移花宫中仅有女子,那些花一般的容颜与谷中斗色争妍的百花交相辉映。

除开轮值与习武的时候,姑娘们自然都喜欢三三两两聚在一块玩乐说笑。

前两日刚领过定例中的分发的布料,此刻便有姑娘们在比划着量体裁衣,绣绣缝缝。

门窗大敞的小轩中正坐着几人,桌上铺开了布料,还摆放着剪子、绣线、针包等物。

花月奴在布料上用量绳比划着确定一些点位,再将点连成线,方便裁剪。

她手上在做活,可嘴巴却是空出来与姐妹们闲聊:“往日里,除了两位宫主时不时带回来一位苦命的姐妹,再没有什么变化过。近来可真是热闹!”

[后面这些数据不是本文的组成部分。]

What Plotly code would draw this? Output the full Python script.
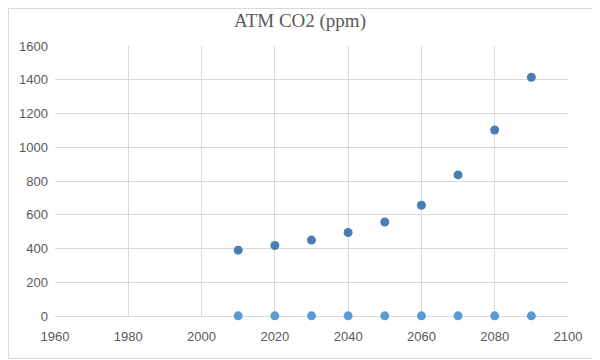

“可不是热闹么。来来往往那么些人,可见那个负心薄幸的臭男人到底害过多少女子!”花星奴嘟着嘴,心中气不过,将剪子“笃”一声扎在桌上,剪子尖没入木桌中,“大宫主说得对,天底下的男子都又脏又臭又恶心,统统都该死!”

这突然的一下倒没惊到在场的其中两人,只剩下那一个的手轻轻一个哆嗦。

花月奴也惋惜地叹了口气:“许多姑娘都惨遭那妖僧毒手,实在可惜。更可惜的是,有的姑娘年纪轻轻,却已注定了青灯古佛一辈子的命运,再也无法去找寻自己真正的幸福。好在倘若受不得那等凄清的苦修,留在我们移花宫也好,起码在这里,虽也有些禁令限制,但总归她们比在外面更有活路。”

“前来这里取东西的时候,那些姐妹虽是一身出家人的打扮,但到底还算是自己能亲自上门来,”花星奴忿忿不平,手一用力,又将扎进桌面的剪子拔出,“总归比只有亲属来的要好。那些只能亲朋来的,只怕人已经没了。就是不知道是自己想不开,还是被别人逼迫的!”